A Study of Streetcorner Men
By Elliot Liebow
ISBN: 978-0742-528963
166 pages
Publisher: http://www.rowmanlittlefield.com
Cover photo: AP/ Wide World Photos
Cover design by Jeffrey W. Talley
6/5 Stars
An anthropological study, written in a literary style. At its root this is a story, a story rooted in a moment, the year 1967 in Washington D.C.
(It is a worthy companion to ‘Street Corner Society’ by William Foote Whyte written 30 years earlier).
“Men without jobs
are Fathers without Children
because
they cannot be Husbands to Mothers
because they are sexual dogs.” *
In the caption above, Charles Lemert paraphrases the book.
- This is not true by the way- this is a thought model – a different thought model could contain different characteristics – rather it is a way to rationalize in the human brain and to make sense of the world around.

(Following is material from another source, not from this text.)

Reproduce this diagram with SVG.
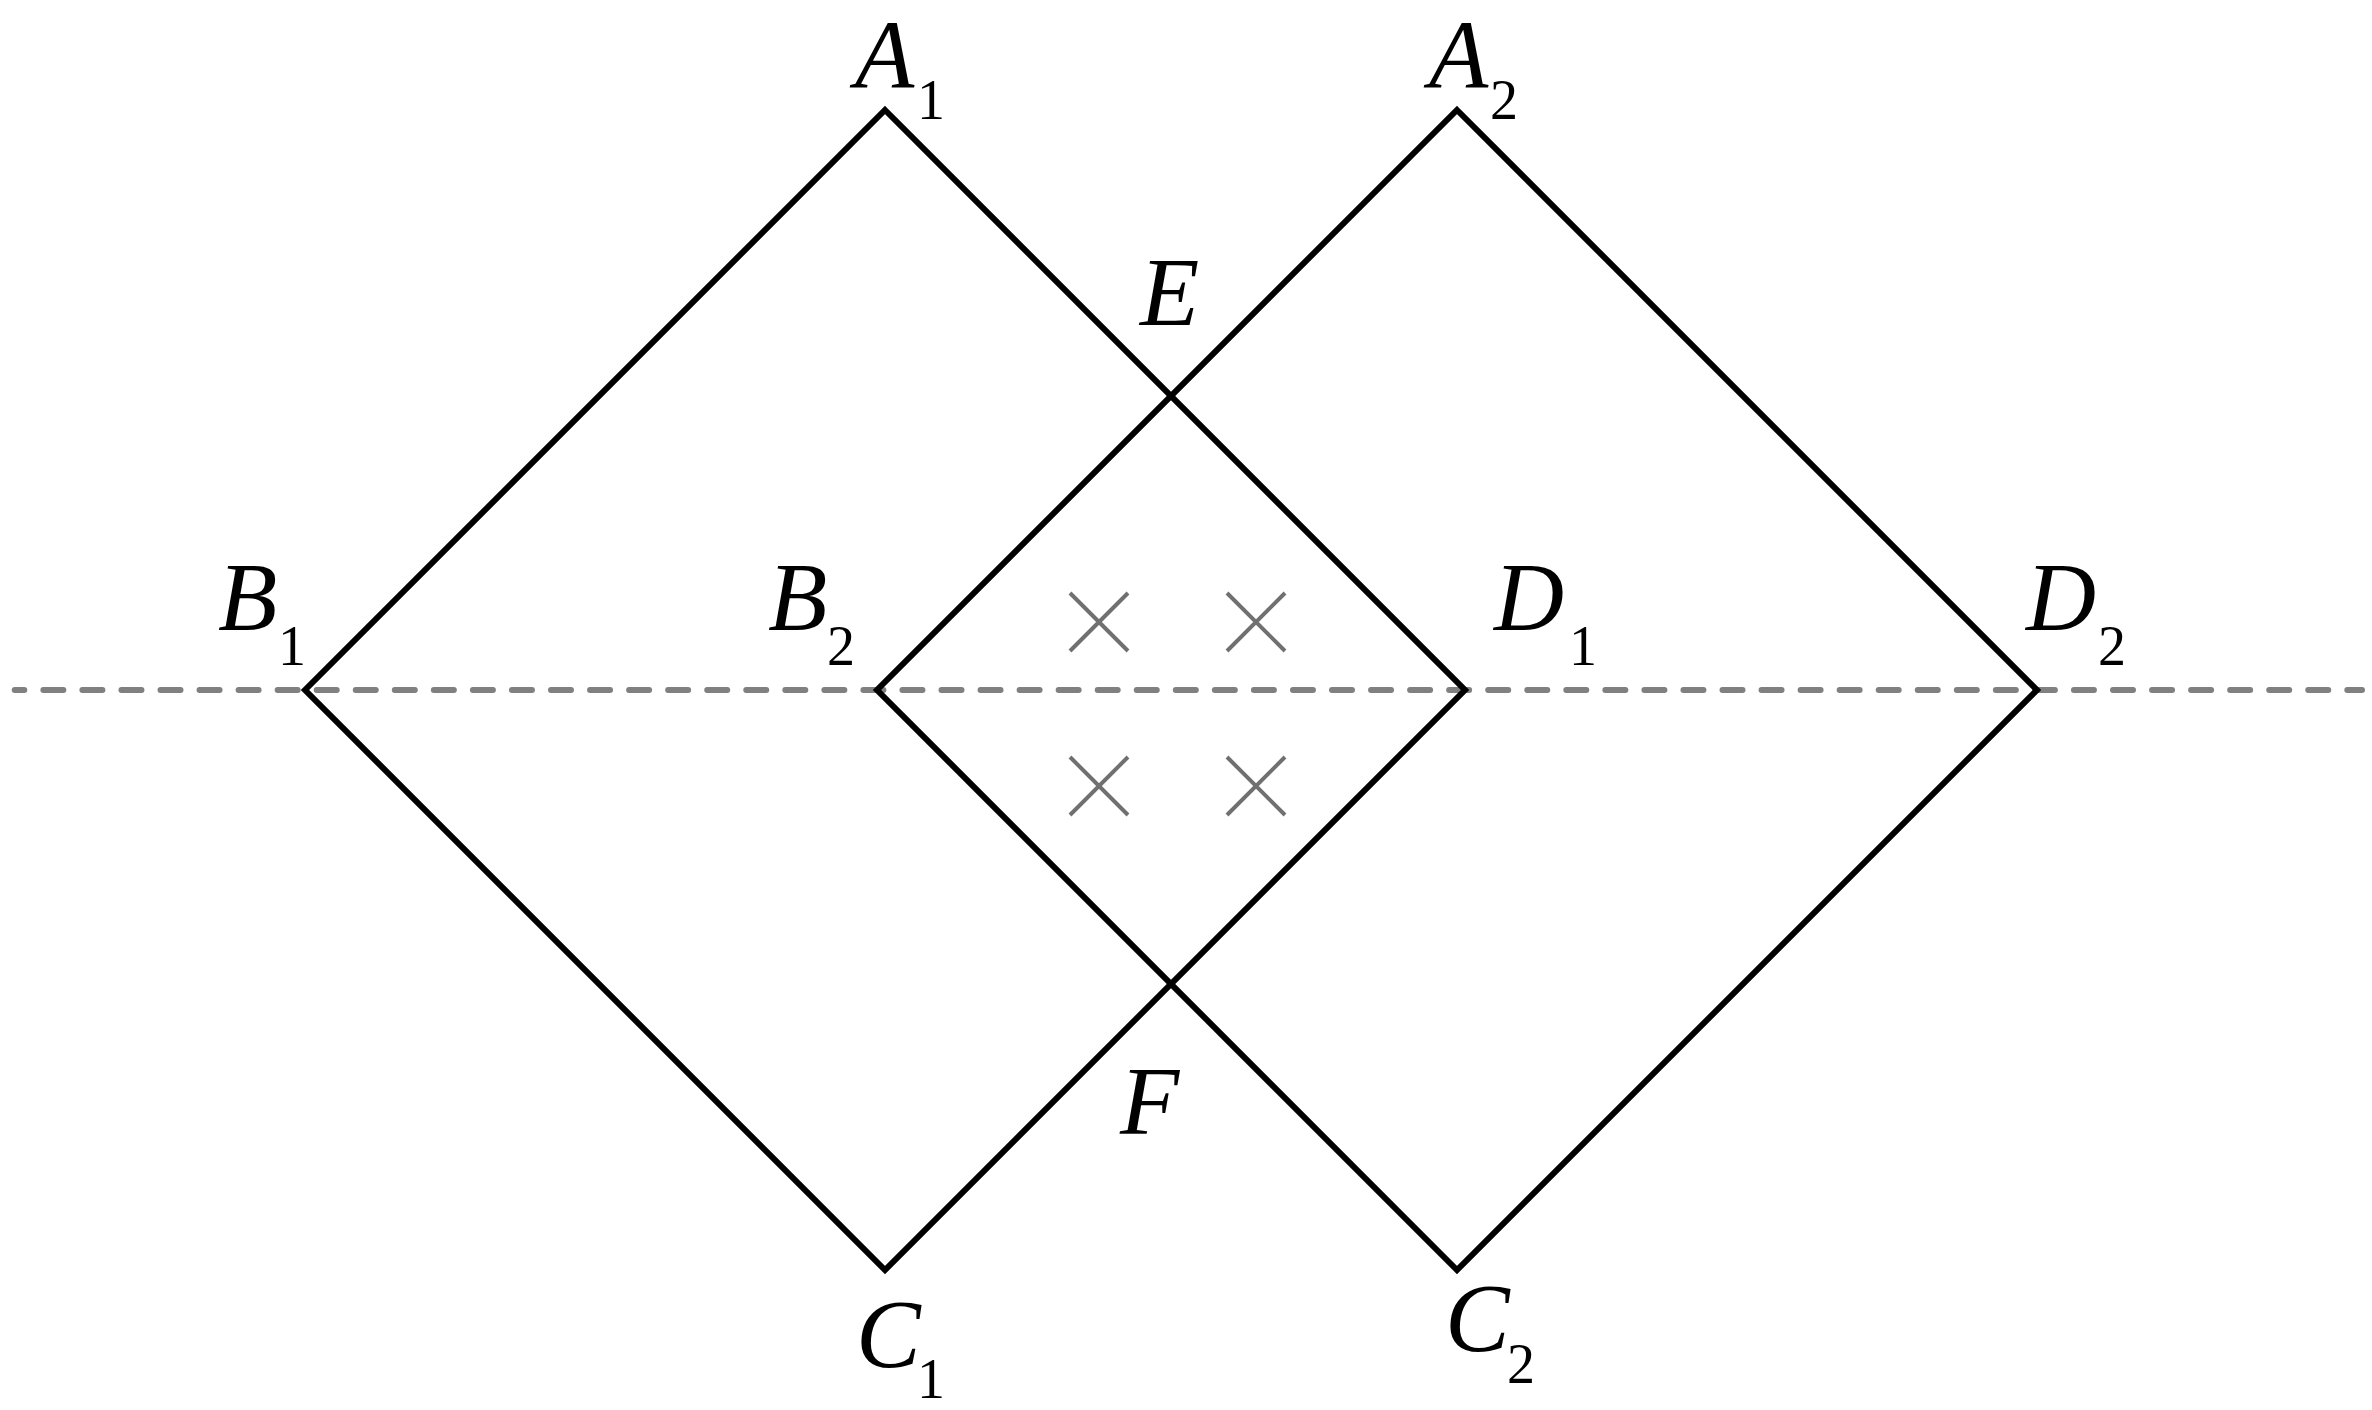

Other models are equally valid.
On the streetcorner, Liebow writes, “failures are rationalized, into phantom successes and weaknesses magically transformed into strengths.”
It is this ongoing failure, the expectation of failure, and the self-fulfilling nature of these expectations, that divides families and results in violence, BUT a failure that is realistic and common and unavoidable, that destroys the most optimistic of natures.
The most beautiful thing about this story is that it “invites us across the extreme social distances into the lives of these men”. We realise they are no distance at all.